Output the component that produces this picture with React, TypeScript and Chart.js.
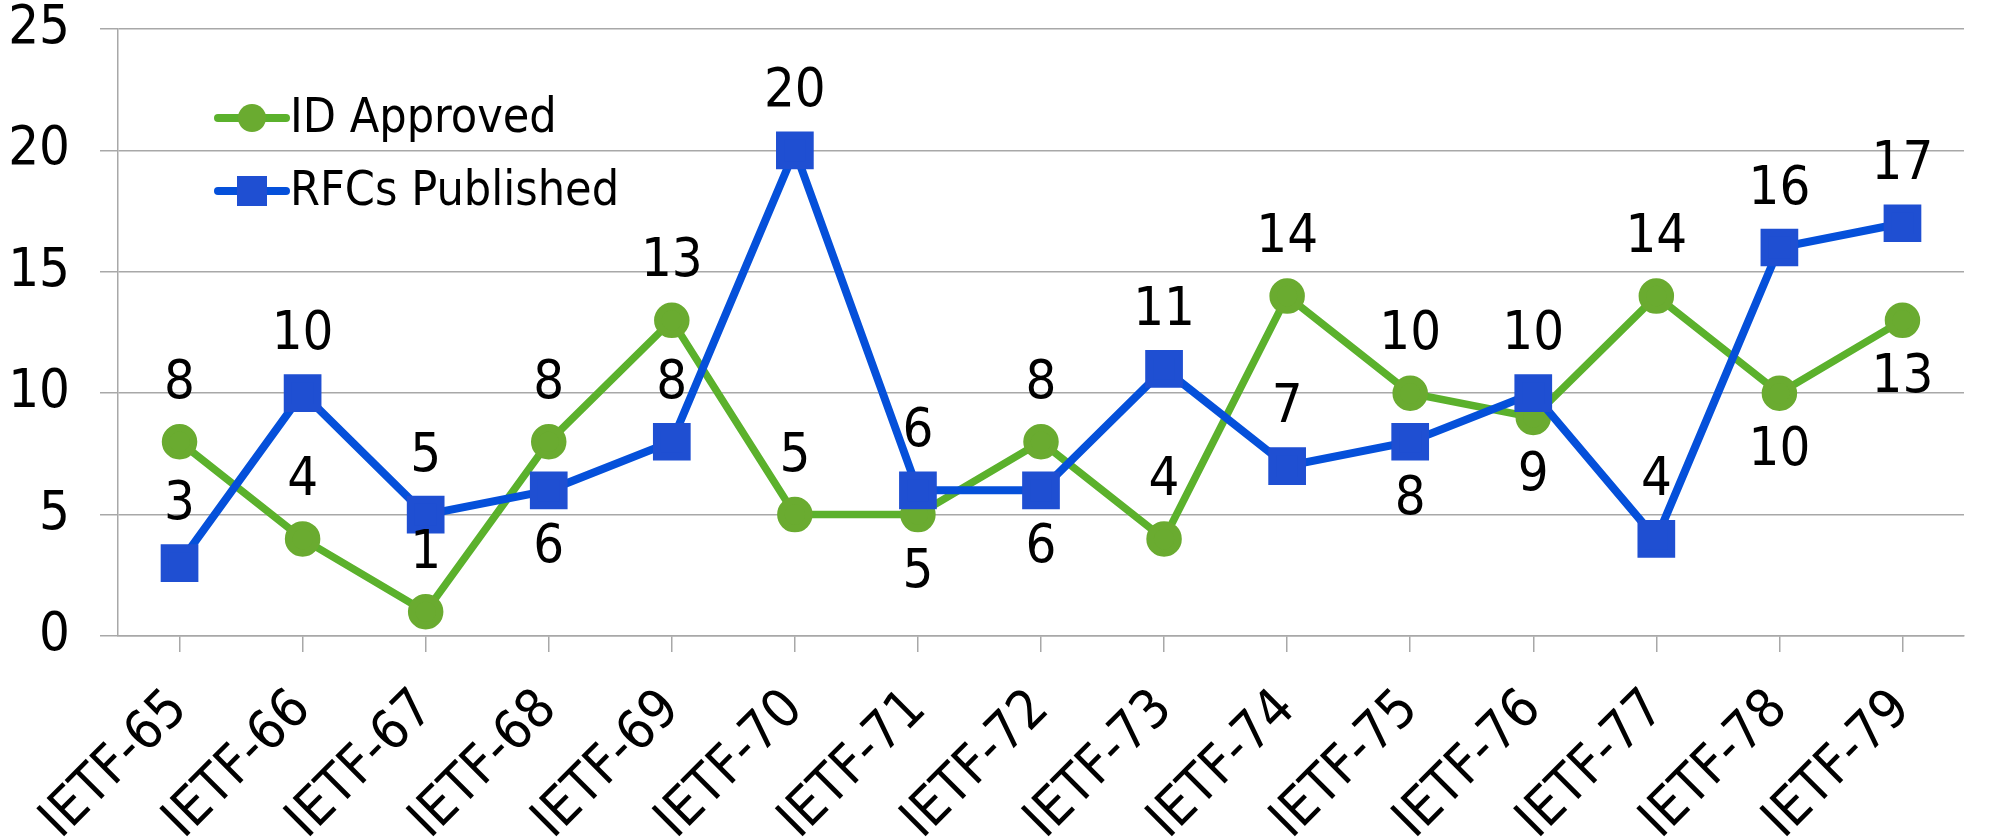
import React, { useEffect, useRef } from "react";
import { Chart, registerables } from "chart.js";

Chart.register(...registerables);

const categories = [
  "IETF-65", "IETF-66", "IETF-67", "IETF-68", "IETF-69", "IETF-70", "IETF-71", "IETF-72",
  "IETF-73", "IETF-74", "IETF-75", "IETF-76", "IETF-77", "IETF-78", "IETF-79",
];
const idApproved = [8, 4, 1, 8, 13, 5, 5, 8, 4, 14, 10, 9, 14, 10, 13];
const rfcsPublished = [3, 10, 5, 6, 8, 20, 6, 6, 11, 7, 8, 10, 4, 16, 17];
// label side: "a" = above the point, "b" = below the point
const idLabelSide = ["a", "a", "a", "a", "a", "a", "b", "a", "a", "a", "a", "b", "a", "b", "b"];
const rfcLabelSide = ["a", "a", "a", "b", "a", "a", "a", "b", "a", "a", "b", "a", "a", "a", "a"];
const yMin = 0;
const yMax = 25;
const yStep = 5;

const FONT = "'DejaVu Sans Condensed', 'DejaVu Sans', sans-serif";
const GREEN_LINE = "#5BB12C";
const GREEN_POINT = "#6AAB30";
const BLUE_LINE = "#0550DA";
const BLUE_POINT = "#1F4FD2";
const GRID = "#A8A8A8";

const labelPlugin = {
  id: "valueLabels",
  afterDatasetsDraw(chart: any) {
    const ctx = chart.ctx;
    ctx.save();
    ctx.font = `54px ${FONT}`;
    ctx.fillStyle = "#000";
    ctx.textAlign = "center";
    ctx.textBaseline = "middle";
    chart.data.datasets.forEach((ds: any, di: number) => {
      const meta = chart.getDatasetMeta(di);
      const sides = ds.labelSides as string[];
      meta.data.forEach((pt: any, i: number) => {
        const side = sides[i];
        const dy = side === "a" ? -58 : 58;
        ctx.fillText(String(ds.data[i]), pt.x, pt.y + dy);
      });
    });
    ctx.restore();
  },
};

const legendPlugin = {
  id: "insideLegend",
  afterDraw(chart: any) {
    const ctx = chart.ctx;
    const order = [0, 1];
    const rows = [118, 191];
    ctx.save();
    order.forEach((di, r) => {
      const ds = chart.data.datasets[di];
      const y = rows[r];
      const x0 = 218;
      const x1 = 286;
      const cx = (x0 + x1) / 2;
      ctx.strokeStyle = ds.borderColor;
      ctx.lineWidth = 8;
      ctx.lineCap = "round";
      ctx.beginPath();
      ctx.moveTo(x0, y);
      ctx.lineTo(x1, y);
      ctx.stroke();
      ctx.fillStyle = ds.pointBackgroundColor;
      if (ds.pointStyle === "rect") {
        ctx.fillRect(cx - 15, y - 15, 30, 30);
      } else {
        ctx.beginPath();
        ctx.arc(cx, y, 14, 0, Math.PI * 2);
        ctx.fill();
      }
      ctx.fillStyle = "#000";
      ctx.font = `48px ${FONT}`;
      ctx.textAlign = "left";
      ctx.textBaseline = "middle";
      ctx.fillText(ds.label, 290, y + 2);
    });
    ctx.restore();
  },
};

export default function App() {
  const canvasRef = useRef<HTMLCanvasElement | null>(null);

  useEffect(() => {
    document.body.style.margin = "0";
    const canvas = canvasRef.current;
    if (!canvas) return;
    const chart = new Chart(canvas, {
      type: "line",
      data: {
        labels: categories,
        datasets: [
          {
            label: "ID Approved",
            data: idApproved,
            borderColor: GREEN_LINE,
            backgroundColor: GREEN_POINT,
            pointBackgroundColor: GREEN_POINT,
            pointBorderColor: GREEN_POINT,
            pointStyle: "circle",
            pointRadius: 14,
            borderWidth: 7.5,
            tension: 0,
            order: 1,
            labelSides: idLabelSide,
          } as any,
          {
            label: "RFCs Published",
            data: rfcsPublished,
            borderColor: BLUE_LINE,
            backgroundColor: BLUE_POINT,
            pointBackgroundColor: BLUE_POINT,
            pointBorderColor: BLUE_POINT,
            pointStyle: "rect",
            pointRadius: 21,
            borderWidth: 8,
            tension: 0,
            order: 0,
            labelSides: rfcLabelSide,
          } as any,
        ],
      },
      options: {
        animation: false,
        responsive: false,
        maintainAspectRatio: false,
        layout: { padding: { top: 28, right: 8, left: 0, bottom: 0 } },
        plugins: {
          legend: { display: false },
          tooltip: { enabled: false },
        },
        scales: {
          x: {
            offset: true,
            grid: {
              drawOnChartArea: false,
              drawTicks: true,
              tickLength: 16,
              offset: false,
              color: GRID,
              lineWidth: 1.5,
            },
            border: { display: true, color: GRID, width: 1.5 },
            ticks: {
              minRotation: 45,
              maxRotation: 45,
              autoSkip: false,
              padding: 26,
              color: "#000",
              font: { family: FONT, size: 54 },
            },
            afterFit: (scale: any) => {
              scale.height = 201;
              scale.paddingLeft = 0;
              scale.paddingRight = 0;
            },
          },
          y: {
            min: yMin,
            max: yMax,
            ticks: {
              stepSize: yStep,
              padding: 30,
              color: "#000",
              font: { family: FONT, size: 54 },
            },
            grid: {
              color: GRID,
              lineWidth: 1.5,
              drawTicks: true,
              tickLength: 18,
            },
            border: { display: true, color: GRID, width: 1.5 },
            afterFit: (scale: any) => {
              scale.width = 118;
              scale.paddingTop = 0;
              scale.paddingBottom = 0;
            },
          },
        },
      },
      plugins: [labelPlugin, legendPlugin],
    });
    return () => chart.destroy();
  }, []);

  return (
    <div style={{ width: 1993, height: 837, background: "#fff" }}>
      <canvas ref={canvasRef} width={1993} height={837} style={{ display: "block" }} />
    </div>
  );
}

───

- TASK DIRECTIONS
Pictures are excluded: retype only the lines from the beginning of the listing above through the line with "Chart.register(...registerables);", both included.

- FINISHED TASK
Output the component that produces this picture with React, TypeScript and Chart.js.
import React, { useEffect, useRef } from "react";
import { Chart, registerables } from "chart.js";

Chart.register(...registerables);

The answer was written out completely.